### DATA SHOWN
-=-=-

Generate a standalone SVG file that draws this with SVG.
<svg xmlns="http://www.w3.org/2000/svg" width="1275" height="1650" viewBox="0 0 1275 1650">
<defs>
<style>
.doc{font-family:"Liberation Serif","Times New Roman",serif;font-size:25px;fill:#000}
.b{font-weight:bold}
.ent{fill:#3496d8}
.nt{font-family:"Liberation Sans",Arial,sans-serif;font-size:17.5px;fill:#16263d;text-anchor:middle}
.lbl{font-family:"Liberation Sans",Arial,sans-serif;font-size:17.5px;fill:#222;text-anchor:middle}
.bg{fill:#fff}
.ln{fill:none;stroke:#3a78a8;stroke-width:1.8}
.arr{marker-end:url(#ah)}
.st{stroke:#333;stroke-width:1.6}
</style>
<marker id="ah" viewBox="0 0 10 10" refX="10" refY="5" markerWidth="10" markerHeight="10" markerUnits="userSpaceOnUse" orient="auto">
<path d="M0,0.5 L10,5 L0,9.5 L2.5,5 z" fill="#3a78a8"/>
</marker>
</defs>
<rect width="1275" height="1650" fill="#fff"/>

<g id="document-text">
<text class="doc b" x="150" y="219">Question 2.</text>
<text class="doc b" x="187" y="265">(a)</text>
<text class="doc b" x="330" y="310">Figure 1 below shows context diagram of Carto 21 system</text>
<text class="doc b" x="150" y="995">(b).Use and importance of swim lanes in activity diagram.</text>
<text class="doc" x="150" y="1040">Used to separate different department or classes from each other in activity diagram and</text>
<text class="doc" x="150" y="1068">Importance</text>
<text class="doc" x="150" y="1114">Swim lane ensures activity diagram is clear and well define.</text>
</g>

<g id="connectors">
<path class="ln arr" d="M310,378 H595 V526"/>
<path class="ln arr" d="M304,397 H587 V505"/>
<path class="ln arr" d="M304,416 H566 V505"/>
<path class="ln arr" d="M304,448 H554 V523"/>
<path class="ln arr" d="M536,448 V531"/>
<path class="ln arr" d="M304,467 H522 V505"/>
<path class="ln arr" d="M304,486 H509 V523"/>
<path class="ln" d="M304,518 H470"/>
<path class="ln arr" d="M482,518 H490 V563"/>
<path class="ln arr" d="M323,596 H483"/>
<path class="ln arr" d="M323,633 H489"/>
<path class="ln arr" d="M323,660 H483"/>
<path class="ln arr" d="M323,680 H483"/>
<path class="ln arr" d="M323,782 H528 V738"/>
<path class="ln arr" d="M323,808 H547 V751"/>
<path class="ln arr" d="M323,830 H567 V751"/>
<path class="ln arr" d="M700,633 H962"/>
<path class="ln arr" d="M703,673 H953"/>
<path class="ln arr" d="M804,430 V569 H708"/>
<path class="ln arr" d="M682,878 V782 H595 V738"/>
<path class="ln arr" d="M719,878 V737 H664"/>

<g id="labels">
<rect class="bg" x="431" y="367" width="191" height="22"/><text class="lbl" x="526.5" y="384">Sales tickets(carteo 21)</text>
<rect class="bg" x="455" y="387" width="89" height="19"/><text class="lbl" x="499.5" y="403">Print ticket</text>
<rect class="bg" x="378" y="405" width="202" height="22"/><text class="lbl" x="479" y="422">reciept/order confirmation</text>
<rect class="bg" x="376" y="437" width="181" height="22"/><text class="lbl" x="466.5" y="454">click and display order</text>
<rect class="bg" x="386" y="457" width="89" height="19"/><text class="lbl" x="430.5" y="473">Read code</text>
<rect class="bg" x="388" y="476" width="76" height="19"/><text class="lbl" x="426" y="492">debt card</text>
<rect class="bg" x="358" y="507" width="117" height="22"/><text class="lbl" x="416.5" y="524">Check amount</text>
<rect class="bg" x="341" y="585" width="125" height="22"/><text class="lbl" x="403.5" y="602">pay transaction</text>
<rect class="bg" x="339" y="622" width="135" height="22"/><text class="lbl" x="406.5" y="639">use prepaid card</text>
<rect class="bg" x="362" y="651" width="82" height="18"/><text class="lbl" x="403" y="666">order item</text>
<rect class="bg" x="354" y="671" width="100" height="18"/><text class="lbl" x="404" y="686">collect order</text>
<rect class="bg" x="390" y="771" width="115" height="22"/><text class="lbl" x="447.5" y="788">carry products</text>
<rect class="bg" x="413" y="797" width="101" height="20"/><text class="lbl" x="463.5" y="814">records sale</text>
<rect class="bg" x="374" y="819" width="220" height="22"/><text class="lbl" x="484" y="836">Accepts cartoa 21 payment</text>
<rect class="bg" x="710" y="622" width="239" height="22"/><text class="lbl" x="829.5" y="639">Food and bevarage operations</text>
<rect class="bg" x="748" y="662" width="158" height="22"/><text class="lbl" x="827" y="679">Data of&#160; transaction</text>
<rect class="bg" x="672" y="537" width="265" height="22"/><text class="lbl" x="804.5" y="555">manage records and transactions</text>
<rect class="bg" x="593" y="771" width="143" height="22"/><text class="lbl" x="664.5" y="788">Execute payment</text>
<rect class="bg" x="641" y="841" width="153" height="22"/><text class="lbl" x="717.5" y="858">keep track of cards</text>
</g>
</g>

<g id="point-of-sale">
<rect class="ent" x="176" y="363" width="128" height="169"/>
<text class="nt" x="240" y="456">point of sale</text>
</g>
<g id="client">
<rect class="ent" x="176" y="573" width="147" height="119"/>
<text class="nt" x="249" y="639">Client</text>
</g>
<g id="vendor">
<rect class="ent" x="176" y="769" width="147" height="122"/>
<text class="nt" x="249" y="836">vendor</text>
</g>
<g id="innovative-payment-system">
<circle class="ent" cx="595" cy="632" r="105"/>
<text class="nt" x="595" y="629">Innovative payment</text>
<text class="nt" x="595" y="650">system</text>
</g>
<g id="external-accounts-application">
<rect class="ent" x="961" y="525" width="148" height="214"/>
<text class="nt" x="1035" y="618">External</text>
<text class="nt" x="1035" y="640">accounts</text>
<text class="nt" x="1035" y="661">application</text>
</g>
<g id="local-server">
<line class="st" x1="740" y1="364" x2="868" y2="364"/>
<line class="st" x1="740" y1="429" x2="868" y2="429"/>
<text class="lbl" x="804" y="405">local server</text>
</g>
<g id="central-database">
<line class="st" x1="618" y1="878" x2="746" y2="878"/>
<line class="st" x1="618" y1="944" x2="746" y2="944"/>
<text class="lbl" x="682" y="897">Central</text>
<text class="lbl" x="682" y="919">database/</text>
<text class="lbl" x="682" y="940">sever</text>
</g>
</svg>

-=-=-

### EXERCISE OBJECTIVE
Repeat every line of the data, exactly and in full.

### THE ANSWER
Generate a standalone SVG file that draws this with SVG.
<svg xmlns="http://www.w3.org/2000/svg" width="1275" height="1650" viewBox="0 0 1275 1650">
<defs>
<style>
.doc{font-family:"Liberation Serif","Times New Roman",serif;font-size:25px;fill:#000}
.b{font-weight:bold}
.ent{fill:#3496d8}
.nt{font-family:"Liberation Sans",Arial,sans-serif;font-size:17.5px;fill:#16263d;text-anchor:middle}
.lbl{font-family:"Liberation Sans",Arial,sans-serif;font-size:17.5px;fill:#222;text-anchor:middle}
.bg{fill:#fff}
.ln{fill:none;stroke:#3a78a8;stroke-width:1.8}
.arr{marker-end:url(#ah)}
.st{stroke:#333;stroke-width:1.6}
</style>
<marker id="ah" viewBox="0 0 10 10" refX="10" refY="5" markerWidth="10" markerHeight="10" markerUnits="userSpaceOnUse" orient="auto">
<path d="M0,0.5 L10,5 L0,9.5 L2.5,5 z" fill="#3a78a8"/>
</marker>
</defs>
<rect width="1275" height="1650" fill="#fff"/>

<g id="document-text">
<text class="doc b" x="150" y="219">Question 2.</text>
<text class="doc b" x="187" y="265">(a)</text>
<text class="doc b" x="330" y="310">Figure 1 below shows context diagram of Carto 21 system</text>
<text class="doc b" x="150" y="995">(b).Use and importance of swim lanes in activity diagram.</text>
<text class="doc" x="150" y="1040">Used to separate different department or classes from each other in activity diagram and</text>
<text class="doc" x="150" y="1068">Importance</text>
<text class="doc" x="150" y="1114">Swim lane ensures activity diagram is clear and well define.</text>
</g>

<g id="connectors">
<path class="ln arr" d="M310,378 H595 V526"/>
<path class="ln arr" d="M304,397 H587 V505"/>
<path class="ln arr" d="M304,416 H566 V505"/>
<path class="ln arr" d="M304,448 H554 V523"/>
<path class="ln arr" d="M536,448 V531"/>
<path class="ln arr" d="M304,467 H522 V505"/>
<path class="ln arr" d="M304,486 H509 V523"/>
<path class="ln" d="M304,518 H470"/>
<path class="ln arr" d="M482,518 H490 V563"/>
<path class="ln arr" d="M323,596 H483"/>
<path class="ln arr" d="M323,633 H489"/>
<path class="ln arr" d="M323,660 H483"/>
<path class="ln arr" d="M323,680 H483"/>
<path class="ln arr" d="M323,782 H528 V738"/>
<path class="ln arr" d="M323,808 H547 V751"/>
<path class="ln arr" d="M323,830 H567 V751"/>
<path class="ln arr" d="M700,633 H962"/>
<path class="ln arr" d="M703,673 H953"/>
<path class="ln arr" d="M804,430 V569 H708"/>
<path class="ln arr" d="M682,878 V782 H595 V738"/>
<path class="ln arr" d="M719,878 V737 H664"/>

<g id="labels">
<rect class="bg" x="431" y="367" width="191" height="22"/><text class="lbl" x="526.5" y="384">Sales tickets(carteo 21)</text>
<rect class="bg" x="455" y="387" width="89" height="19"/><text class="lbl" x="499.5" y="403">Print ticket</text>
<rect class="bg" x="378" y="405" width="202" height="22"/><text class="lbl" x="479" y="422">reciept/order confirmation</text>
<rect class="bg" x="376" y="437" width="181" height="22"/><text class="lbl" x="466.5" y="454">click and display order</text>
<rect class="bg" x="386" y="457" width="89" height="19"/><text class="lbl" x="430.5" y="473">Read code</text>
<rect class="bg" x="388" y="476" width="76" height="19"/><text class="lbl" x="426" y="492">debt card</text>
<rect class="bg" x="358" y="507" width="117" height="22"/><text class="lbl" x="416.5" y="524">Check amount</text>
<rect class="bg" x="341" y="585" width="125" height="22"/><text class="lbl" x="403.5" y="602">pay transaction</text>
<rect class="bg" x="339" y="622" width="135" height="22"/><text class="lbl" x="406.5" y="639">use prepaid card</text>
<rect class="bg" x="362" y="651" width="82" height="18"/><text class="lbl" x="403" y="666">order item</text>
<rect class="bg" x="354" y="671" width="100" height="18"/><text class="lbl" x="404" y="686">collect order</text>
<rect class="bg" x="390" y="771" width="115" height="22"/><text class="lbl" x="447.5" y="788">carry products</text>
<rect class="bg" x="413" y="797" width="101" height="20"/><text class="lbl" x="463.5" y="814">records sale</text>
<rect class="bg" x="374" y="819" width="220" height="22"/><text class="lbl" x="484" y="836">Accepts cartoa 21 payment</text>
<rect class="bg" x="710" y="622" width="239" height="22"/><text class="lbl" x="829.5" y="639">Food and bevarage operations</text>
<rect class="bg" x="748" y="662" width="158" height="22"/><text class="lbl" x="827" y="679">Data of&#160; transaction</text>
<rect class="bg" x="672" y="537" width="265" height="22"/><text class="lbl" x="804.5" y="555">manage records and transactions</text>
<rect class="bg" x="593" y="771" width="143" height="22"/><text class="lbl" x="664.5" y="788">Execute payment</text>
<rect class="bg" x="641" y="841" width="153" height="22"/><text class="lbl" x="717.5" y="858">keep track of cards</text>
</g>
</g>

<g id="point-of-sale">
<rect class="ent" x="176" y="363" width="128" height="169"/>
<text class="nt" x="240" y="456">point of sale</text>
</g>
<g id="client">
<rect class="ent" x="176" y="573" width="147" height="119"/>
<text class="nt" x="249" y="639">Client</text>
</g>
<g id="vendor">
<rect class="ent" x="176" y="769" width="147" height="122"/>
<text class="nt" x="249" y="836">vendor</text>
</g>
<g id="innovative-payment-system">
<circle class="ent" cx="595" cy="632" r="105"/>
<text class="nt" x="595" y="629">Innovative payment</text>
<text class="nt" x="595" y="650">system</text>
</g>
<g id="external-accounts-application">
<rect class="ent" x="961" y="525" width="148" height="214"/>
<text class="nt" x="1035" y="618">External</text>
<text class="nt" x="1035" y="640">accounts</text>
<text class="nt" x="1035" y="661">application</text>
</g>
<g id="local-server">
<line class="st" x1="740" y1="364" x2="868" y2="364"/>
<line class="st" x1="740" y1="429" x2="868" y2="429"/>
<text class="lbl" x="804" y="405">local server</text>
</g>
<g id="central-database">
<line class="st" x1="618" y1="878" x2="746" y2="878"/>
<line class="st" x1="618" y1="944" x2="746" y2="944"/>
<text class="lbl" x="682" y="897">Central</text>
<text class="lbl" x="682" y="919">database/</text>
<text class="lbl" x="682" y="940">sever</text>
</g>
</svg>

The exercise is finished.